*YOUR GOAL*: Each record below should be output verbatim, without pictures.

───── DATA RECORDS

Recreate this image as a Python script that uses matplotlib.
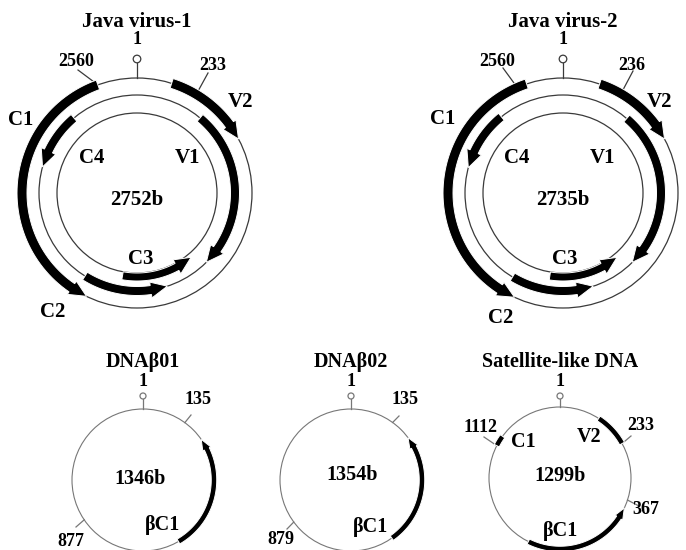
import numpy as np
import matplotlib.pyplot as plt
from matplotlib.patches import Polygon, Circle

plt.rcParams['font.family'] = ['Liberation Serif', 'DejaVu Serif']
plt.rcParams['font.weight'] = 'bold'

# ---- data: genome sizes and ORF positions (nt) ----
genome_names = ['Java virus-1', 'Java virus-2', 'DNAβ01', 'DNAβ02', 'Satellite-like DNA']
genome_sizes = [2752, 2735, 1346, 1354, 1299]

java_genes = ['V2', 'V1', 'C1', 'C4', 'C2', 'C3']
java_rings = [0, 1, 0, 1, 1, 2]
java1_start = [134, 306, 2600, 2446, 1621, 1452]
java1_end = [474, 1032, 1575, 2182, 1238, 1070]
java2_start = [141, 308, 2595, 2439, 1603, 1436]
java2_end = [471, 1026, 1557, 2165, 1231, 1064]

dnab01_start = [561]
dnab01_end = [206]
dnab02_start = [545]
dnab02_end = [201]

sat_genes = ['V2', 'C1', 'βC1']
sat_start = [119, 1072, 745]
sat_end = [220, 1104, 415]
sat_heads = [False, False, True]

java1_marks = ['2560', '233']
java1_mark_nt = [2600, 237]
java2_marks = ['2560', '236']
java2_mark_nt = [2557, 230]
dnab01_marks = ['135', '877']
dnab01_mark_nt = [135, 882]
dnab02_marks = ['135', '879']
dnab02_mark_nt = [135, 879]
sat_marks = ['1112', '233', '367']
sat_mark_nt = [1072, 220, 390]


def arc_xy(cx, cy, r, angs):
    # angles in degrees, clockwise from 12 o'clock, y axis pointing down
    t = np.radians(angs)
    return cx + r * np.sin(t), cy - r * np.cos(t)


def nt2deg(nt, size):
    return np.asarray(nt) / size * 360.0


def draw_gene(ax, cx, cy, r, a0, a1, w, hl, hw, head=True):
    d = 1 if a1 > a0 else -1
    span = np.degrees(hl / r) if head else 0
    ab = a1 - d * span
    angs = np.linspace(a0, ab, 60)
    xo, yo = arc_xy(cx, cy, r + w / 2, angs)
    xi, yi = arc_xy(cx, cy, r - w / 2, angs[::-1])
    pts = list(zip(xo, yo))
    if head:
        hx, hy = arc_xy(cx, cy, np.array([r + hw / 2, r, r - hw / 2]), np.array([ab, a1, ab]))
        pts += list(zip(hx, hy))
    pts += list(zip(xi, yi))
    ax.add_patch(Polygon(pts, closed=True, fc='black', ec='white', lw=0.7, zorder=3))


def origin_mark(ax, cx, top, y_circ, y_txt, rc, fs, col):
    ax.plot([cx, cx], [y_circ + rc, top], color=col, lw=0.9, zorder=2)
    ax.add_patch(Circle((cx, y_circ), rc, fc='white', ec=col, lw=0.9, zorder=3))
    ax.text(cx, y_txt, '1', ha='center', va='center', fontsize=fs)


def marks(ax, cx, cy, r, size, labels, nts, ends, txt_pos, fs, col):
    for lab, nt, e, tp in zip(labels, nts, ends, txt_pos):
        px, py = arc_xy(cx, cy, r, nt2deg(nt, size))
        ax.plot([px, e[0]], [py, e[1]], color=col, lw=0.9, zorder=2)
        ax.text(tp[0], tp[1], lab, ha='center', va='center', fontsize=fs)


fig = plt.figure(figsize=(6.86, 5.5), dpi=100)
ax = fig.add_axes([0, 0, 1, 1])
ax.set_xlim(0, 686)
ax.set_ylim(550, 0)
ax.axis('off')

# ---- Java viruses (three rings) ----
ring_r = [115, 98, 80]
gene_r = [115, 98, 84]
gene_w = [10, 9, 8]
java_sets = [
    (137, 193, genome_sizes[0], java1_start, java1_end, java1_marks, java1_mark_nt,
     [(78, 70), (208, 73)], [(76, 61), (213, 66)],
     {'V2': (241, 102), 'C1': (21, 120), 'C4': (92, 158), 'V1': (188, 158),
      'C3': (141, 259), 'C2': (53, 312)}, '2752b', genome_names[0]),
    (563, 193, genome_sizes[1], java2_start, java2_end, java2_marks, java2_mark_nt,
     [(503, 68), (633, 71)], [(497, 61), (632, 65)],
     {'V2': (660, 102), 'C1': (443, 119), 'C4': (517, 158), 'V1': (603, 158),
      'C3': (565, 259), 'C2': (501, 318)}, '2735b', genome_names[1]),
]
for cx, cy, size, st, en, mlab, mnt, mend, mtxt, gpos, blab, title in java_sets:
    for rr in ring_r:
        ax.add_patch(Circle((cx, cy), rr, fill=False, ec='#3a3a3a', lw=0.9, zorder=1))
    a0 = nt2deg(st, size)
    a1 = nt2deg(en, size)
    for g, ring, s, e in zip(java_genes, java_rings, a0, a1):
        draw_gene(ax, cx, cy, gene_r[ring], s, e, gene_w[ring], 17, 16)
        ax.text(gpos[g][0], gpos[g][1], g, ha='center', va='center', fontsize=15)
    origin_mark(ax, cx, cy - ring_r[0], 59, 40, 3.8, 13, '#3a3a3a')
    marks(ax, cx, cy, ring_r[0], size, mlab, mnt, mend, mtxt, 13, '#3a3a3a')
    ax.text(cx, cy + 7, blab, ha='center', va='center', fontsize=15)
    ax.text(cx, 22, title, ha='center', va='center', fontsize=15)

# ---- satellites (single ring) ----
small_sets = [
    (143, 480, genome_sizes[2], dnab01_start, dnab01_end, ['βC1'], [True],
     {'βC1': (162, 525)}, dnab01_marks, dnab01_mark_nt,
     [(191, 415), (76, 527)], [(198, 399), (71, 542)], '1346b', (140, 479), genome_names[2]),
    (351, 480, genome_sizes[3], dnab02_start, dnab02_end, ['βC1'], [True],
     {'βC1': (371, 527)}, dnab02_marks, dnab02_mark_nt,
     [(399, 416), (287, 529)], [(405, 399), (281, 539)], '1354b', (352, 475), genome_names[3]),
    (560, 478, genome_sizes[4], sat_start, sat_end, sat_genes, sat_heads,
     {'V2': (589, 437), 'C1': (523, 442), 'βC1': (561, 531)}, sat_marks, sat_mark_nt,
     [(484, 437), (631, 436), (639, 506)], [(481, 428), (641, 425), (646, 510)],
     '1299b', (560, 476), genome_names[4]),
]
for cx, cy, size, st, en, gl, heads, gpos, mlab, mnt, mend, mtxt, blab, bpos, title in small_sets:
    r = 71
    ax.add_patch(Circle((cx, cy), r, fill=False, ec='#777777', lw=0.8, zorder=1))
    a0 = nt2deg(st, size)
    a1 = nt2deg(en, size)
    for g, s, e, h in zip(gl, a0, a1, heads):
        draw_gene(ax, cx, cy, r, s, e, 5.5, 11, 9, head=h)
        ax.text(gpos[g][0], gpos[g][1], g, ha='center', va='center', fontsize=14.5)
    origin_mark(ax, cx, cy - r, 396, 381, 3, 13, '#777777')
    marks(ax, cx, cy, r, size, mlab, mnt, mend, mtxt, 13, '#777777')
    ax.text(bpos[0], bpos[1], blab, ha='center', va='center', fontsize=14.5)
    ax.text(cx, 362, title, ha='center', va='center', fontsize=14.5)

fig.savefig('out.png', dpi=100)
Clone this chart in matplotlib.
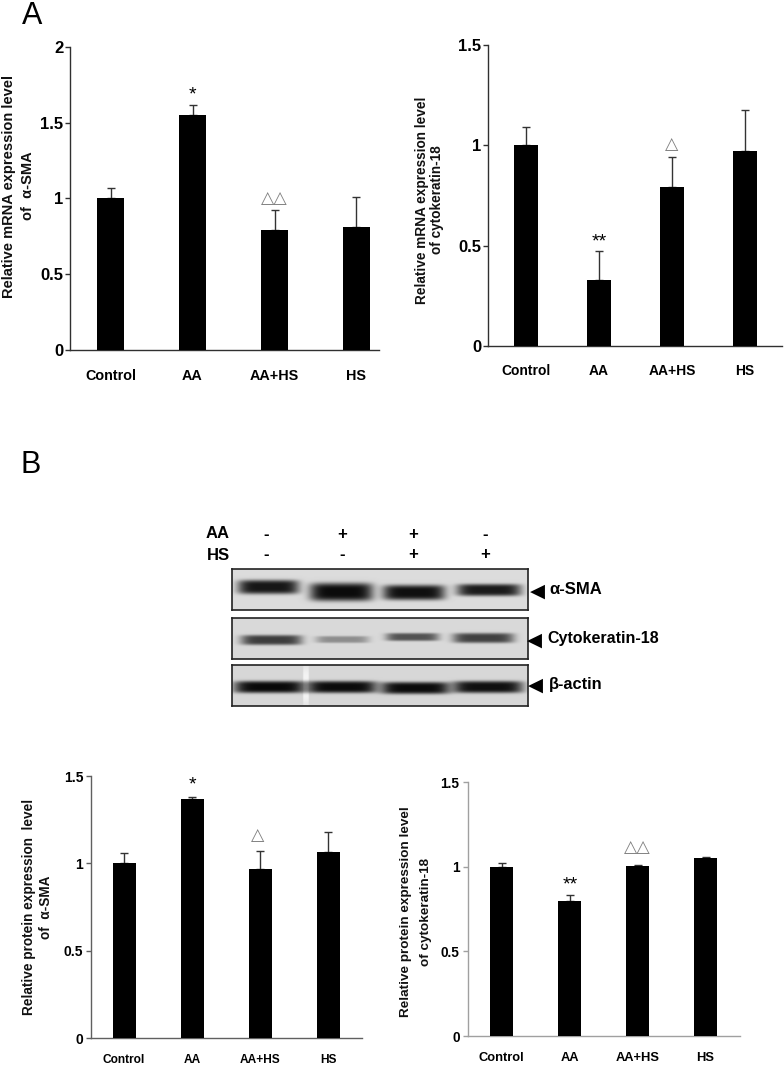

──────────

*THE SOLUTION*:
Recreate this image as a Python script that uses matplotlib.
import numpy as np
import matplotlib.pyplot as plt
from matplotlib.patches import Polygon, Circle

plt.rcParams['font.family'] = ['Liberation Serif', 'DejaVu Serif']
plt.rcParams['font.weight'] = 'bold'

# ---- data: genome sizes and ORF positions (nt) ----
genome_names = ['Java virus-1', 'Java virus-2', 'DNAβ01', 'DNAβ02', 'Satellite-like DNA']
genome_sizes = [2752, 2735, 1346, 1354, 1299]

java_genes = ['V2', 'V1', 'C1', 'C4', 'C2', 'C3']
java_rings = [0, 1, 0, 1, 1, 2]
java1_start = [134, 306, 2600, 2446, 1621, 1452]
java1_end = [474, 1032, 1575, 2182, 1238, 1070]
java2_start = [141, 308, 2595, 2439, 1603, 1436]
java2_end = [471, 1026, 1557, 2165, 1231, 1064]

dnab01_start = [561]
dnab01_end = [206]
dnab02_start = [545]
dnab02_end = [201]

sat_genes = ['V2', 'C1', 'βC1']
sat_start = [119, 1072, 745]
sat_end = [220, 1104, 415]
sat_heads = [False, False, True]

java1_marks = ['2560', '233']
java1_mark_nt = [2600, 237]
java2_marks = ['2560', '236']
java2_mark_nt = [2557, 230]
dnab01_marks = ['135', '877']
dnab01_mark_nt = [135, 882]
dnab02_marks = ['135', '879']
dnab02_mark_nt = [135, 879]
sat_marks = ['1112', '233', '367']
sat_mark_nt = [1072, 220, 390]


def arc_xy(cx, cy, r, angs):
    # angles in degrees, clockwise from 12 o'clock, y axis pointing down
    t = np.radians(angs)
    return cx + r * np.sin(t), cy - r * np.cos(t)


def nt2deg(nt, size):
    return np.asarray(nt) / size * 360.0


def draw_gene(ax, cx, cy, r, a0, a1, w, hl, hw, head=True):
    d = 1 if a1 > a0 else -1
    span = np.degrees(hl / r) if head else 0
    ab = a1 - d * span
    angs = np.linspace(a0, ab, 60)
    xo, yo = arc_xy(cx, cy, r + w / 2, angs)
    xi, yi = arc_xy(cx, cy, r - w / 2, angs[::-1])
    pts = list(zip(xo, yo))
    if head:
        hx, hy = arc_xy(cx, cy, np.array([r + hw / 2, r, r - hw / 2]), np.array([ab, a1, ab]))
        pts += list(zip(hx, hy))
    pts += list(zip(xi, yi))
    ax.add_patch(Polygon(pts, closed=True, fc='black', ec='white', lw=0.7, zorder=3))


def origin_mark(ax, cx, top, y_circ, y_txt, rc, fs, col):
    ax.plot([cx, cx], [y_circ + rc, top], color=col, lw=0.9, zorder=2)
    ax.add_patch(Circle((cx, y_circ), rc, fc='white', ec=col, lw=0.9, zorder=3))
    ax.text(cx, y_txt, '1', ha='center', va='center', fontsize=fs)


def marks(ax, cx, cy, r, size, labels, nts, ends, txt_pos, fs, col):
    for lab, nt, e, tp in zip(labels, nts, ends, txt_pos):
        px, py = arc_xy(cx, cy, r, nt2deg(nt, size))
        ax.plot([px, e[0]], [py, e[1]], color=col, lw=0.9, zorder=2)
        ax.text(tp[0], tp[1], lab, ha='center', va='center', fontsize=fs)


fig = plt.figure(figsize=(6.86, 5.5), dpi=100)
ax = fig.add_axes([0, 0, 1, 1])
ax.set_xlim(0, 686)
ax.set_ylim(550, 0)
ax.axis('off')

# ---- Java viruses (three rings) ----
ring_r = [115, 98, 80]
gene_r = [115, 98, 84]
gene_w = [10, 9, 8]
java_sets = [
    (137, 193, genome_sizes[0], java1_start, java1_end, java1_marks, java1_mark_nt,
     [(78, 70), (208, 73)], [(76, 61), (213, 66)],
     {'V2': (241, 102), 'C1': (21, 120), 'C4': (92, 158), 'V1': (188, 158),
      'C3': (141, 259), 'C2': (53, 312)}, '2752b', genome_names[0]),
    (563, 193, genome_sizes[1], java2_start, java2_end, java2_marks, java2_mark_nt,
     [(503, 68), (633, 71)], [(497, 61), (632, 65)],
     {'V2': (660, 102), 'C1': (443, 119), 'C4': (517, 158), 'V1': (603, 158),
      'C3': (565, 259), 'C2': (501, 318)}, '2735b', genome_names[1]),
]
for cx, cy, size, st, en, mlab, mnt, mend, mtxt, gpos, blab, title in java_sets:
    for rr in ring_r:
        ax.add_patch(Circle((cx, cy), rr, fill=False, ec='#3a3a3a', lw=0.9, zorder=1))
    a0 = nt2deg(st, size)
    a1 = nt2deg(en, size)
    for g, ring, s, e in zip(java_genes, java_rings, a0, a1):
        draw_gene(ax, cx, cy, gene_r[ring], s, e, gene_w[ring], 17, 16)
        ax.text(gpos[g][0], gpos[g][1], g, ha='center', va='center', fontsize=15)
    origin_mark(ax, cx, cy - ring_r[0], 59, 40, 3.8, 13, '#3a3a3a')
    marks(ax, cx, cy, ring_r[0], size, mlab, mnt, mend, mtxt, 13, '#3a3a3a')
    ax.text(cx, cy + 7, blab, ha='center', va='center', fontsize=15)
    ax.text(cx, 22, title, ha='center', va='center', fontsize=15)

# ---- satellites (single ring) ----
small_sets = [
    (143, 480, genome_sizes[2], dnab01_start, dnab01_end, ['βC1'], [True],
     {'βC1': (162, 525)}, dnab01_marks, dnab01_mark_nt,
     [(191, 415), (76, 527)], [(198, 399), (71, 542)], '1346b', (140, 479), genome_names[2]),
    (351, 480, genome_sizes[3], dnab02_start, dnab02_end, ['βC1'], [True],
     {'βC1': (371, 527)}, dnab02_marks, dnab02_mark_nt,
     [(399, 416), (287, 529)], [(405, 399), (281, 539)], '1354b', (352, 475), genome_names[3]),
    (560, 478, genome_sizes[4], sat_start, sat_end, sat_genes, sat_heads,
     {'V2': (589, 437), 'C1': (523, 442), 'βC1': (561, 531)}, sat_marks, sat_mark_nt,
     [(484, 437), (631, 436), (639, 506)], [(481, 428), (641, 425), (646, 510)],
     '1299b', (560, 476), genome_names[4]),
]
for cx, cy, size, st, en, gl, heads, gpos, mlab, mnt, mend, mtxt, blab, bpos, title in small_sets:
    r = 71
    ax.add_patch(Circle((cx, cy), r, fill=False, ec='#777777', lw=0.8, zorder=1))
    a0 = nt2deg(st, size)
    a1 = nt2deg(en, size)
    for g, s, e, h in zip(gl, a0, a1, heads):
        draw_gene(ax, cx, cy, r, s, e, 5.5, 11, 9, head=h)
        ax.text(gpos[g][0], gpos[g][1], g, ha='center', va='center', fontsize=14.5)
    origin_mark(ax, cx, cy - r, 396, 381, 3, 13, '#777777')
    marks(ax, cx, cy, r, size, mlab, mnt, mend, mtxt, 13, '#777777')
    ax.text(bpos[0], bpos[1], blab, ha='center', va='center', fontsize=14.5)
    ax.text(cx, 362, title, ha='center', va='center', fontsize=14.5)

fig.savefig('out.png', dpi=100)
Clone this chart in matplotlib.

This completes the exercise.